L'implication du général De Gaulle
Je dois également mentionner les témoignages inédits de trois ministres du gouvernement français de l'époque. Les déclarations de Charles Tillon (ministre de l'Air), Pierre Henri Teitgen (ministre de l'Information) et Francois Billoux (ministre de la santé) lèvent le voile sur bon nombre de points. Selon eux, le gouvernement était tenu à l'écart : «Jamais le Conseil des ministres n'a été informé du bombardement de Sétif ni par le général De Gaulle ni par aucun ministre.» Et d'ajouter : «Je n'ai appris le drame que plusieurs mois plus tard. L'événement a été noyé dans la grande affaire du 8 Mai, la défaite de l'Allemagne nazie.
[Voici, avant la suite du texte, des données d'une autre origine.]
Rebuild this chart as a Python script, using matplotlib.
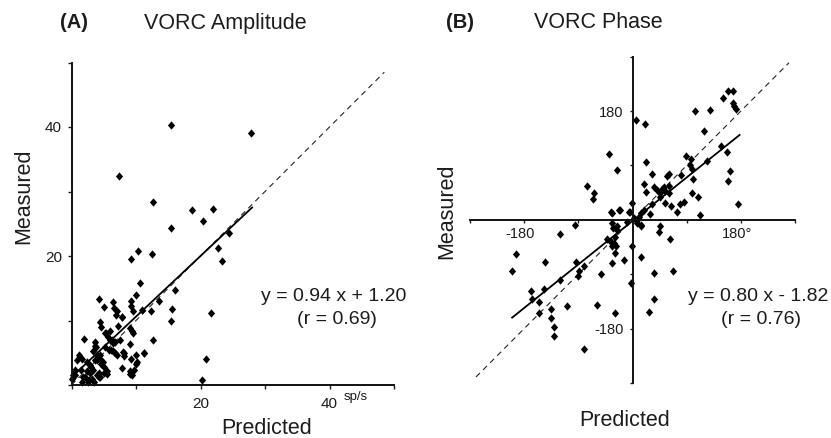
import matplotlib
matplotlib.use("Agg")
import matplotlib.pyplot as plt
from matplotlib.path import Path
from matplotlib.transforms import ScaledTranslation
import numpy as np

plt.rcParams['font.family'] = ['Liberation Sans', 'DejaVu Sans']

# ---------------- data: panel A (VORC amplitude, sp/s) ----------------
amp_pred = [15.4, 27.9, 7.4, 12.6, 18.7, 22.0, 15.5, 20.4, 24.4, 22.7, 23.4, 21.6, 20.8, 20.2,
            10.3, 9.3, 12.5, 10.6, 9.95, 9.2, 9.3, 9.5, 10.9, 12.4, 13.6, 16.0, 15.6, 15.5,
            12.7, 11.2, 10.0, 10.0, 9.7, 9.0, 9.2, 7.8, 9.0, 7.8, 6.4, 6.6, 7.0, 5.1, 4.3,
            4.4, 4.5, 5.4, 5.9, 7.2, 9.1, 9.4, 9.6, 8.0, 8.1, 7.5, 6.7, 6.2, 1.9, 6.0, 6.5,
            3.6, 3.7, 5.6, 5.8, 7.1, 11.2, 10.2, 9.4, 9.1,
            6.5, 8.2, 1.1, 1.6, 0.8, 2.4, 2.9, 3.7, 3.9, 4.4, 4.6, 5.1, 1.4, 2.4, 3.3, 4.2,
            5.0, 5.5, 0.6, 0.1, 2.1, 2.7, 3.2, 3.5, 1.6, 4.2, 6.8, 6.3, 5.2, 2.6, 1.8, 2.9,
            3.9, 4.4, 5.5, 0.3, 0.5, 3.1, 3.9, 4.4, 4.9, 3.4, 5.2, 3.8, 6.9, 7.9]
amp_meas = [40.3, 39.1, 32.4, 28.4, 27.2, 27.3, 24.4, 25.4, 23.5, 21.3, 19.2, 11.1, 4.0, 0.7,
            20.8, 19.6, 20.3, 15.8, 13.9, 13.0, 12.3, 11.4, 11.7, 11.4, 13.0, 14.7, 11.8, 10.0,
            7.0, 5.0, 4.6, 3.3, 2.4, 1.7, 4.1, 2.7, 6.3, 10.5, 12.8, 12.0, 11.5, 12.1, 13.3,
            9.8, 9.0, 8.0, 8.3, 9.1, 8.8, 8.3, 8.0, 5.1, 4.5, 7.0, 4.9, 5.4, 7.1, 7.0, 6.5,
            6.7, 6.0, 7.5, 5.4, 4.65, 4.9, 3.6, 1.55, 2.1,
            5.2, 4.9, 4.65, 4.1, 3.8, 3.6, 3.1, 3.9, 4.65, 4.1, 3.3, 2.8, 2.3, 2.1, 2.3, 1.8,
            1.8, 2.1, 1.55, 1.0, 1.3, 0.8, 1.0, 0.5, 0.5, 1.3, 6.6, 7.0, 8.0, 0.5, 1.3, 1.8,
            1.6, 1.3, 1.7, 1.6, 2.3, 2.8, 3.9, 4.7, 3.6, 5.2, 5.9, 5.9, 10.9, 10.6]
amp_slope, amp_icpt = 0.94, 1.20
amp_r = 0.69
amp_fit_x = [0, 28]
amp_unity_x = [0, 48.5]
amp_xticks = [0, 10, 20, 30, 40, 50]
amp_xticklabels = ['', '', '20', '', '40', '']
amp_yticks = [0, 10, 20, 30, 40, 50]
amp_yticklabels = ['', '', '20', '', '40', '']

# ---------------- data: panel B (VORC phase, deg) ----------------
ph_pred = [6.6, 20.4, -39.3, -26.5, -75.2, -64.1, -65.8, -21.0, -35.4, -6.1, -1.1, -95.7, 21.6,
           104, 129.4, 118.3, 150.4, 158.7, 167, 166.3, 169.2, 171.3, 147.6, 157, 161.4, 158.7,
           175.3, 123.8, 89.6, 97.8, 95.1, 99, 100.6, 99, 108.9, 111.7, 80.7, 60.3, 57.5, 32.6,
           18.8, 21.6, 35.4, 40.9, 49.2, 52, 54.7, 45.3, 46.4, 60.3, 60.3, 54.7, 64.7, 74.1,
           79.6, 85.1, 32.6, 28.7, 13.3, 18.8, 10.4, 7.7, 14.4, 46.4, -8.8, 2.2, 7.7,
           13.3, 44.8, 61.9, -0.6, 13.3, -13.3, 35.4, 67.4, -3.3, 35.4, 27.1,
           -121, -194, -199.6, -145.4, -94.5, -89, -90.1, -80.7, -121, -52, -42, -36.5, -31,
           -28.2, -33.7, -29.9, -25.4, -29.9, -33.7, -168, -147, -166.3, -155.4, -155.4, -136,
           -134.8, -130.5, -130.5, -109.5, -58.6, -29.9, -80.7, -33.7, -22.7, -4.5, -33.7,
           -25.4, -32.7]
ph_meas = [164.7, 159.2, 108.3, 82.9, 55.3, 44.2, 34.3, 16.6, 12.2, 13.8, 27.6, -8.3, 95.7,
           180.3, 181.3, 147.6, 201.2, 212.8, 212.8, 193.5, 187.9, 184.1, 122.2, 112.2, 81.3,
           64.2, 26.5, 96.7, 105.6, 101.2, 91.2, 84.6, 68, 44.2, 37.6, 7.2, 74.6, 76.3, 71.8,
           75.8, 59.7, 45.3, 53.6, 49.8, 50.9, 53.6, 48.1, 38.6, 44.3, 44.3, 55.3, 27.6, 22.1,
           13.8, 26.5, 29.4, 26.5, 9.9, 11.1, 16.6, 5.5, -5.5, -9.4, -9.4, -2.8, 2.8, 0,
           -8.3, -19.4, -31.5, -43.1, -60.8, -66.3, -87.4, -84, -104, -131.5, -152.6,
           -23.2, -56.4, -84.6, -70.2, -69.1, -84.6, -92.3, -76.3, -99.5, -90.1, -32, -36,
           -38.7, -43.1, -43.1, -27.6, -16.6, -55.3, -71.9, -117, -114.5, -131.5, -135.4,
           -153.6, -148.2, -163, -178, -192.4, -142.6, -141, -154.7, -214.4, 11.1, 16.6, 13.8,
           -4.4, -10, -13.8]
ph_slope, ph_icpt = 0.80, -1.82
ph_r = 0.76
ph_fit_x = [-200, 178]
ph_unity_x = [-260, 260]
ph_ticks = [-270, -180, -90, 0, 90, 180, 270]
ph_xticklabels = ['', '-180', '', '', '', '180°', '']
ph_yticklabels = ['', '-180', '', '', '', '180', '']

# ---------------- figure ----------------
W, H = 831, 438
fig = plt.figure(figsize=(W / 100, H / 100), dpi=100)

def fx(x):
    return x / W

def fy(y):
    return 1 - y / H

marker = Path([(0, 1), (0.86, 0), (0, -1), (-0.86, 0), (0, 1)],
              [Path.MOVETO, Path.LINETO, Path.LINETO, Path.LINETO, Path.CLOSEPOLY])
ms = 6.0
txtc = '#1c1c1c'

# Panel A
axA = fig.add_axes([fx(71.5), fy(385), (394 - 71.5) / W, (385 - 62.5) / H])
axA.set_xlim(0, 50)
axA.set_ylim(0, 50)
for s in ['top', 'right']:
    axA.spines[s].set_visible(False)
for s in ['left', 'bottom']:
    axA.spines[s].set_linewidth(1.4)
    axA.spines[s].set_color('#111111')
axA.set_xticks(amp_xticks)
axA.set_xticklabels(amp_xticklabels)
axA.set_yticks(amp_yticks)
axA.set_yticklabels(amp_yticklabels)
axA.tick_params(axis='x', direction='out', length=3, width=1, pad=6, labelsize=11, colors=txtc)
axA.tick_params(axis='y', direction='out', length=3, width=1, pad=4, labelsize=11, colors=txtc)
axA.patch.set_alpha(0)

ux = np.array(amp_unity_x)
axA.plot(ux, ux, color='#222222', lw=0.8, dashes=(5, 4), clip_on=False)
fxA = np.array(amp_fit_x)
axA.plot(fxA, amp_slope * fxA + amp_icpt, color='black', lw=1.3, clip_on=False)
axA.plot(amp_pred, amp_meas, linestyle='none', marker=marker, markersize=ms,
         color='black', markeredgewidth=0, clip_on=False)

# Panel B
axB = fig.add_axes([fx(470), fy(383), (795 - 470) / W, (383 - 56.7) / H])
axB.set_xlim(-270, 270)
axB.set_ylim(-270, 270)
for s in ['top', 'right']:
    axB.spines[s].set_visible(False)
for s in ['left', 'bottom']:
    axB.spines[s].set_position('zero')
    axB.spines[s].set_linewidth(1.4)
    axB.spines[s].set_color('#111111')
axB.set_xticks(ph_ticks)
axB.set_xticklabels(ph_xticklabels)
axB.set_yticks(ph_ticks)
axB.set_yticklabels(ph_yticklabels)
axB.tick_params(axis='x', direction='out', length=2.5, width=1, pad=3, labelsize=10.5, colors=txtc)
axB.tick_params(axis='y', direction='out', length=2.5, width=1, pad=4, labelsize=10.5, colors=txtc)
axB.patch.set_alpha(0)
shift = ScaledTranslation(-4 / 100, 0, fig.dpi_scale_trans)
for lab in axB.get_xticklabels():
    lab.set_transform(lab.get_transform() + shift)

ubx = np.array(ph_unity_x)
axB.plot(ubx, ubx, color='#222222', lw=0.8, dashes=(5, 4), clip_on=False)
fxB = np.array(ph_fit_x)
axB.plot(fxB, ph_slope * fxB + ph_icpt, color='black', lw=1.3, clip_on=False)
axB.plot(ph_pred, ph_meas, linestyle='none', marker=marker, markersize=ms,
         color='black', markeredgewidth=0, clip_on=False)

# ---------------- texts ----------------
fig.text(fx(74), fy(23), '(A)', fontsize=14.5, fontweight='bold', ha='center', va='center', color=txtc)
fig.text(fx(225), fy(23), 'VORC Amplitude', fontsize=15.5, ha='center', va='center', color=txtc)
fig.text(fx(460), fy(23), '(B)', fontsize=14.5, fontweight='bold', ha='center', va='center', color=txtc)
fig.text(fx(598), fy(23), 'VORC Phase', fontsize=15.5, ha='center', va='center', color=txtc)

fig.text(fx(23.5), fy(196.7), 'Measured', fontsize=15.5, rotation=90, ha='center', va='center', color=txtc)
fig.text(fx(267), fy(428), 'Predicted', fontsize=15.5, ha='center', va='center', color=txtc)
fig.text(fx(447), fy(211.5), 'Measured', fontsize=15.5, rotation=90, ha='center', va='center', color=txtc)
fig.text(fx(624.5), fy(420), 'Predicted', fontsize=15.5, ha='center', va='center', color=txtc)

fig.text(fx(356), fy(396.7), 'sp/s', fontsize=9.5, ha='center', va='center', color=txtc)

fig.text(fx(334), fy(296.7), f'y = {amp_slope:.2f} x + {amp_icpt:.2f}', fontsize=14,
         ha='center', va='center', color=txtc)
fig.text(fx(337), fy(320), f'(r = {amp_r:.2f})', fontsize=14, ha='center', va='center', color=txtc)
fig.text(fx(687.7), fy(296.7), f'y = {ph_slope:.2f} x - {abs(ph_icpt):.2f}', fontsize=14,
         ha='left', va='center', color=txtc)
fig.text(fx(761), fy(320), f'(r = {ph_r:.2f})', fontsize=14, ha='center', va='center', color=txtc)

fig.savefig('out.png', dpi=100)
Je ne sais rien de plus», dira Pierre-Henri Teitgen, le ministre de l'Information qui sera garde des Sceaux dès le 30 mai 1945.
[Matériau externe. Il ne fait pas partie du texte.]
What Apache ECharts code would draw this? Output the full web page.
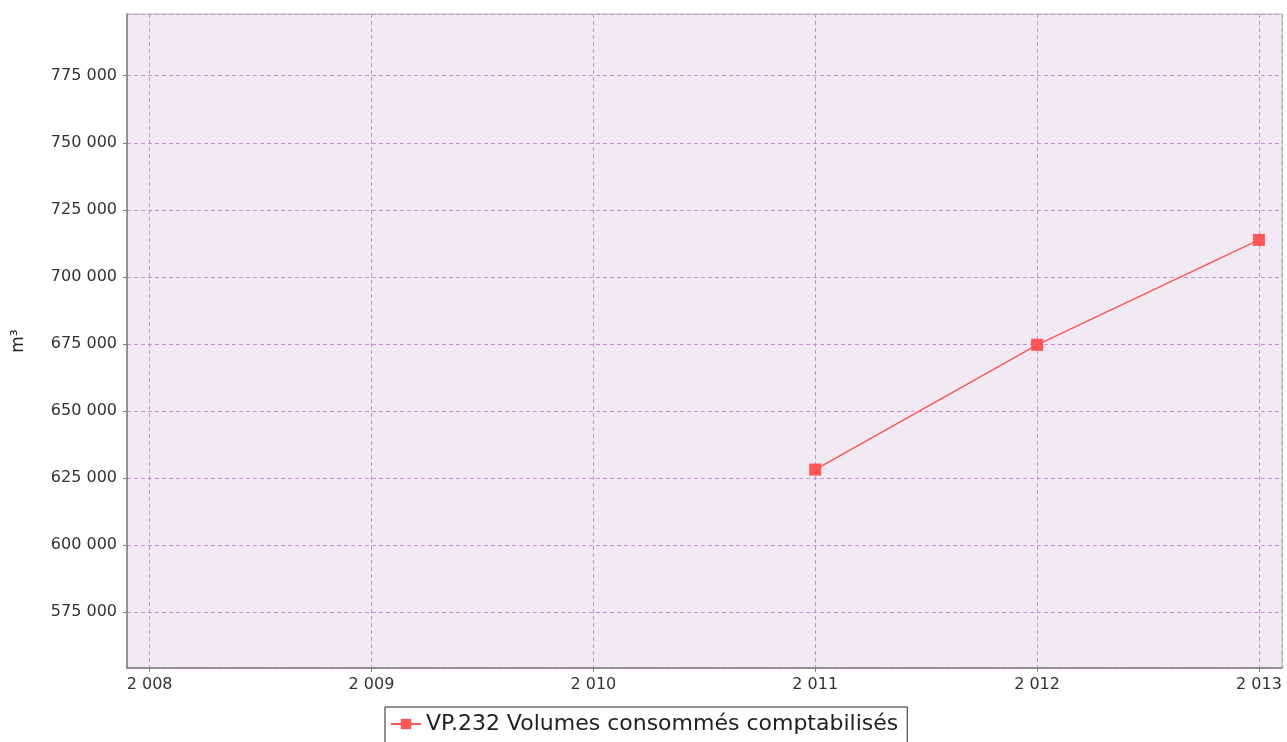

Pointé du doigt, Charles Tillon (ministre de l'Air) réfute carrément, expliquant qu'il n'a «aucune responsabilité dans la répression de ces émeutes» et qu'elle fut «une machination fomentée par des nostalgiques du régime de Vichy». Il se défend, malgré les accusations dont il fait l'objet, d'être en cause dans le massacre du Constantinois : «On a dit : ‘‘le ministre de l'Aviation a fait tirer sur l'Algérie''. Or, je n'ai connu les événements qu'après, le lendemain. Je pensais toujours que dans l'état-major de Juin (général, chef d'état-major de la défense nationale,) des gens étaient au courant, même si je ne peux affirmer que Juin lui-même le savait.»…
Un mouvement insurrectionnel virtuel
La qualification de ces «faits» sera abordée, d'autant plus que la thèse du «mouvement insurrectionnel» est récusée par de nombreux acteurs qui parlent de «complot», «guet-apens» : «Pour que le crime soit parfait, la date du 8 mai 1945 était tout indiquée pour perpétuer la tragédie. Les initiateurs de la machination ont profité de ce jour précis, car l'opinion publique à Paris, Londres, Moscou et Washington fêtait la victoire tant attendue.
Au lieu de célébrer avec eux la défaite du nazisme, les comploteurs ont contraint le peuple algérien à pleurer ses victimes. Les algériens qui ont participé à la libération de la France sont récompensés par un autre bain de sang. L'histoire du mouvement insurrectionnel n'est ni plus ni moins qu'une invention de l'administration coloniale dans l'obligation de trouver un subterfuge pour justifier le carnage. Une insurrection est proclamée. Une insurrection est encadrée par un chef et une direction. Une insurrection exige une logistique, des armes, une préparation.
Une insurrection est surtout une lutte armée n'épargnant pas le moindre millimètre du territoire national. Alors que la manifestation du 8 Mai n'avait, à l'instar de la marche du 1e mai qu'un caractère politique, elle tendait à réclamer pacifiquement la libération de Messali et l'indépendance de l'Algérie. Contrairement aux assertions de certains auteurs de la casse, il n'y avait aucun plan de révolte armée. Pour preuve, les instructions du parti interdisaient le port d'arme. Les directives étaient très strictes à ce sujet. Les gens qui l'ont fait ont agi à l'insu des organisateurs.
Cette histoire d'insurrection est un faux-fuyant», diront de nombreux témoins et acteurs.Tout au long de l'enquête, des témoignages bruts. Sans haine ou passion, mes interlocuteurs, qui n'éprouvent aucune animosité envers leurs tortionnaires, racontent le plus souvent avec une extraordinaire précision. Ce que je voulais raconter est avant tout cette folie meurtrière exécutée sous le sceau du «maintien de l'ordre» ou d'«opération de nettoyage».